New Zealand has created a “Commissioner for the Environment in 1986.[7] Reflecting its intended supra-parties character, the Commissioner is directly accountable to Parliament and issues reports or makes suggestions independently of the executive. The Commissioner is more “Ombudsman” that justice. The typical duties of an Ombudsman are to investigate complaints and attempt to resolve them, usually through recommendations (binding or not) or mediation. Rather than narrowing down the issue to a narrow legal point, the Ombudsman is free to fashion a broader solution that may encompass complementary (or even separate) issues. Workable compromise and inclusiveness, not adjudication of rights, is the intended outcome.

While living in New Zealand, I have come to appreciate the long-term outlook of this office, and the soundness of its research and the recommendations it has issued. Of course, no one is perfect. I remember having startled Dr. Williams, the then Commissioner, by pointing out that one of the greatest rural pollutants in New Zealand was noise. To him, noise was mainly an urban problem. The pristine character of New Zealand’s scenery much depends on the silence one appreciates. Sound waves travel long distances and even around obstacles, easily destroying pristine silence. The rumble of just one car on the tarmac reverberates throughout the valley – I reminded Dr. Williams. Admittedly, our brain is very adept to shutting out the awareness of noise though not enough to exclude the concomitant stress.

Hungary has introduced a somewhat a similar system[8] and other countries are following suit. The “philosophical” underpinning of such institutions is deliberately left vague. It goes back straight to the original “sustainable development” vision, and favors the doable action over its theoretical justification. It is more construction that delimitation.

What we have here are inclusive institutions which will help manage, rather than adjudicate conflicts and find points of convergence and commonality, while preserving much-needed flexibility. Such institutions will catalyze the cooperation of the willing, and foster empowerment. They are based on the recognition that “good enough” is better than stasis – even if it falls short of an ideal. Finally, such “light” institutions are also a welcome insurance against the unexpected, which prevails in matters as momentous as the environment – be it natural, or social.


[1]           http://bit.ly/1HdaFLL

[2]           “The term sustainable development was coined in the paper Our Common Future, released by the Brundtland Commission. Sustainable development is the kind of development that meets the needs of the present without compromising the ability of future generations to meet their own needs. The two key concepts of sustainable development are: the concept of “needs” in particular the essential needs of the world’s poorest people, to which they should be given overriding priority; and the idea of limitations which is imposed by the state of technology and social organization on the environment’s ability to meet both present and future needs. (…) The particular ambiguity and openness-to-interpretation of this definition has allowed for widespread support from diverse efforts, groups and organizations. It lays out a core set of guiding principles that can be enriched by an evolving global discourse.

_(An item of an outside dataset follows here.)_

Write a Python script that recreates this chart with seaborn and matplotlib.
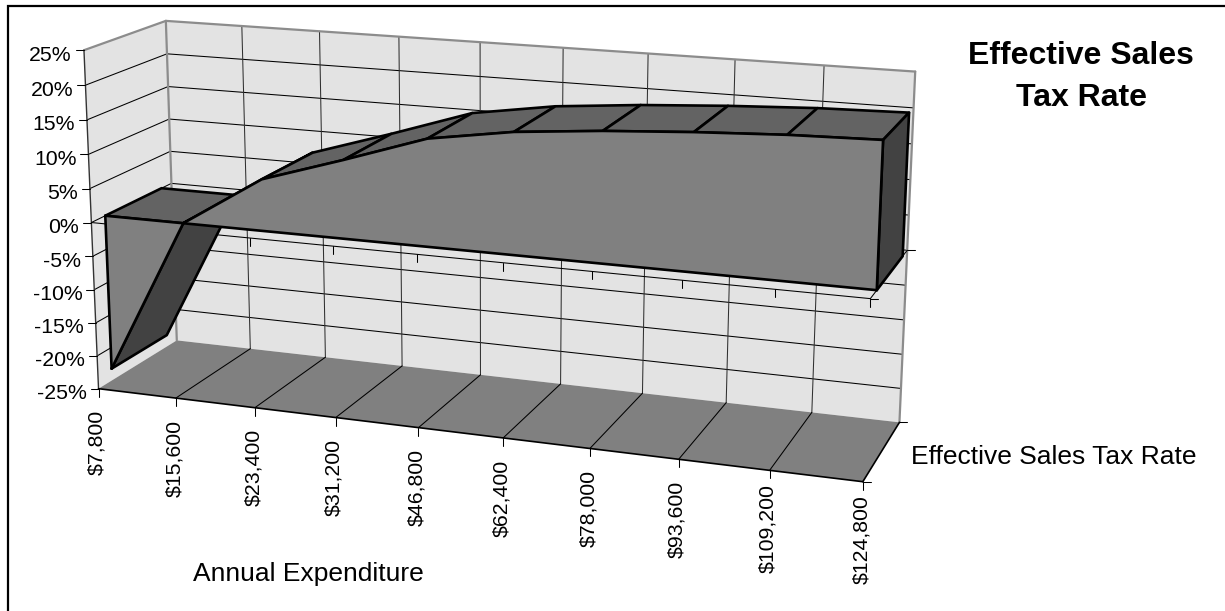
import numpy as np
import pandas as pd
import seaborn as sns
import matplotlib
matplotlib.use('Agg')
import matplotlib.pyplot as plt

# Chart data
expenditure = ['$7,800', '$15,600', '$23,400', '$31,200', '$46,800',
               '$62,400', '$78,000', '$93,600', '$109,200', '$124,800']
tax_rate = [-23.2, 0.0, 7.5, 11.3, 15.3, 17.2, 18.3, 19.1, 19.7, 20.0]
rate_ticks = [25, 20, 15, 10, 5, 0, -5, -10, -15, -20, -25]
series_name = 'Effective Sales Tax Rate'
x_title = 'Annual Expenditure'

# Picture positions of the plot box corners: (across, depth, rate) -> (px, py)
box_corners = [
    ((0, 0, -25), (98, 389)), ((1, 0, -25), (863, 482)),
    ((0, 1, -25), (177, 340)), ((1, 1, -25), (900, 422)),
    ((0, 0, 25), (84, 50)), ((0, 1, 25), (165.5, 21)),
    ((1, 1, 25), (916, 71.5)), ((0, 0, 0), (92, 222.7)),
    ((1, 0, 0), (870, 298)), ((1, 1, 0), (906, 251)),
]

# Solve the perspective camera from the corners
rows, rhs = [], []
for (a, d, r), (px, py) in box_corners:
    rows.append([a, d, r, 1, 0, 0, 0, 0, -px * a, -px * d, -px * r])
    rows.append([0, 0, 0, 0, a, d, r, 1, -py * a, -py * d, -py * r])
    rhs += [px, py]
cam = np.linalg.lstsq(np.array(rows, float), np.array(rhs, float), rcond=None)[0]
cam = np.append(cam, 1).reshape(3, 4)


def project(a, d, r):
    p = cam @ np.array([a, d, r, 1.0])
    return p[0] / p[2], p[1] / p[2]


def poly(ax, pts, color, edge='none', lw=0):
    xy = [project(*p) for p in pts]
    ax.fill([q[0] for q in xy], [q[1] for q in xy], color=color, ec=edge, lw=lw,
            joinstyle='round', zorder=2)


def seg(ax, a, b, color='black', lw=0.75):
    p, q = project(*a), project(*b)
    ax.plot([p[0], q[0]], [p[1], q[1]], color=color, lw=lw, solid_capstyle='round', zorder=2)


sns.set_style('white')
plt.rcParams['font.family'] = ['Liberation Sans', 'DejaVu Sans']
plt.rcParams['text.color'] = 'black'

fig = plt.figure(figsize=(12.25, 6.11), dpi=100)
ax = fig.add_axes([0, 0, 1, 1])
ax.set_xlim(0, 1225)
ax.set_ylim(611, 0)
ax.axis('off')

# chart border, only top and left are inside the picture
ax.plot([8, 8, 1225], [611, 6, 6], color='black', lw=1.6, zorder=2, solid_joinstyle='miter')

WALL, FLOOR, FRONT, TOP, DARK = '#e3e3e3', '#808080', '#808080', '#636363', '#424242'
n = len(expenditure)
cats = [i / (n - 1) for i in range(n)]

# walls and floor
poly(ax, [(0, 0, -25), (0, 1, -25), (0, 1, 25), (0, 0, 25)], WALL)
poly(ax, [(0, 1, -25), (1, 1, -25), (1, 1, 25), (0, 1, 25)], WALL)
poly(ax, [(0, 0, -25), (1, 0, -25), (1, 1, -25), (0, 1, -25)], FLOOR)

# gridlines
for r in rate_ticks[1:-1]:
    seg(ax, (0, 0, r), (0, 1, r))
    seg(ax, (0, 1, r), (1, 1, r))
for c in cats[1:-1]:
    seg(ax, (c, 1, -25), (c, 1, 25), color='#303030')
    seg(ax, (c, 0, -25), (c, 1, -25))

# wall edges
for a, b in [((0, 0, 25), (0, 1, 25)), ((0, 1, 25), (1, 1, 25)),
             ((0, 1, 25), (0, 1, -25)), ((1, 1, 25), (1, 1, -25))]:
    seg(ax, a, b, color='#8c8c8c', lw=1.6)

# axis lines
seg(ax, (0, 0, 25), (0, 0, -25), color='#333333', lw=1.0)
seg(ax, (0, 0, -25), (1, 0, -25), lw=1.2)
seg(ax, (1, 0, -25), (1, 1, -25), lw=1.2)
seg(ax, (0, 0, 0), (1, 0, 0))
seg(ax, (1, 0, 0), (1, 1, 0))

# ticks and labels on the value axis
for r in rate_ticks:
    px, py = project(0, 0, r)
    ax.plot([px - 8, px], [py, py], color='black', lw=0.75, zorder=2)
    ax.text(px - 12, py + 10.5, f'{r}%', ha='right', va='baseline', fontsize=15.3)

# ticks and labels on the category axis
for c, lab in zip(cats, expenditure):
    px, py = project(c, 0, -25)
    ax.plot([px, px], [py, py + 8], color='black', lw=0.75, zorder=2)
    # the longer labels sit closer to the axis in the original
    gap = 14 if len(lab) > 7 else 21.5
    ax.text(px - 1.5, py + gap, lab, rotation=90, ha='center', va='top', fontsize=15.3)
    zx, zy = project(c, 0, 0)
    if c > 0:
        ax.plot([zx, zx], [zy, zy + 8], color='black', lw=0.75, zorder=2)

# ticks on the depth axis
for d, r in [(0, -25), (1, -25), (0, 0), (1, 0)]:
    px, py = project(1, d, r)
    ax.plot([px, px + 8], [py, py], color='black', lw=0.75, zorder=2)

# the area block
V1, V2 = 0.165, 0.87
OUT = 1.9
poly(ax, [(cats[0], V1, tax_rate[0]), (cats[0], V2, tax_rate[0]),
          (cats[1], V2, tax_rate[1]), (cats[1], V1, tax_rate[1])], DARK, 'black', OUT)
poly(ax, [(cats[0], V1, 0), (cats[0], V2, 0), (cats[1], V2, 0), (cats[1], V1, 0)], TOP, 'black', OUT)
for i in range(1, n - 1):
    poly(ax, [(cats[i], V1, tax_rate[i]), (cats[i], V2, tax_rate[i]),
              (cats[i + 1], V2, tax_rate[i + 1]), (cats[i + 1], V1, tax_rate[i + 1])], TOP, 'black', OUT)
poly(ax, [(1, V1, 0), (1, V2, 0), (1, V2, tax_rate[-1]), (1, V1, tax_rate[-1])], DARK, 'black', OUT)

# negative wedge then the positive front face
poly(ax, [(cats[0], V1, 0), (cats[0], V1, tax_rate[0]), (cats[1], V1, tax_rate[1])], FRONT)
face = [(cats[1], V1, 0)] + [(cats[i], V1, tax_rate[i]) for i in range(1, n)] + [(1, V1, 0)]
poly(ax, face, FRONT)

# front outline drawn through seaborn
front = pd.DataFrame([project(c, V1, t) for c, t in zip(cats, tax_rate)], columns=['px', 'py'])
base = pd.DataFrame([project(c, V1, 0) for c in (0, 1)], columns=['px', 'py'])
sns.lineplot(data=front, x='px', y='py', sort=False, estimator=None, color='black', lw=OUT, ax=ax, zorder=2)
sns.lineplot(data=base, x='px', y='py', sort=False, estimator=None, color='black', lw=OUT, ax=ax, zorder=2)
seg(ax, (0, V1, 0), (0, V1, tax_rate[0]), lw=OUT)
seg(ax, (1, V1, 0), (1, V1, tax_rate[-1]), lw=OUT)
ax.set_xlabel('')
ax.set_ylabel('')
ax.set_xlim(0, 1225)
ax.set_ylim(611, 0)

# titles
ax.text(1081, 63.5, 'Effective Sales', ha='center', va='baseline', fontsize=23, fontweight='bold')
ax.text(1081, 106, 'Tax Rate', ha='center', va='baseline', fontsize=23, fontweight='bold')
ax.text(911, 463.5, series_name, ha='left', va='baseline', fontsize=19)
ax.text(308, 580.5, x_title, ha='center', va='baseline', fontsize=19)

fig.savefig('out.png', dpi=100)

[3]           The alternative, say “continental” view of historically grown rights differs from the contract-based as to the emergence of the rights. They both share, however, the unchanging or entitlement character, which gives precedent and consistency an overarching role.

[4]           A contrary view is held, albeit not justified, in much of the theoretical literature. “Depending on the understanding of the relevant principles of distributive justice to be applied, if there is an intergenerational conflict of interests, present generations may be obligated by considerations of justice not to pursue policies that create benefits for themselves but impose costs on those who will live in the future.” (emphasis mine) http://stanford.io/1IHt98n

[5]           See e.g. Amarty SEN (199: Development as freedom. Anchor Books, New York.

[6]           The extreme position would entail the position that children have the right “not to be born.”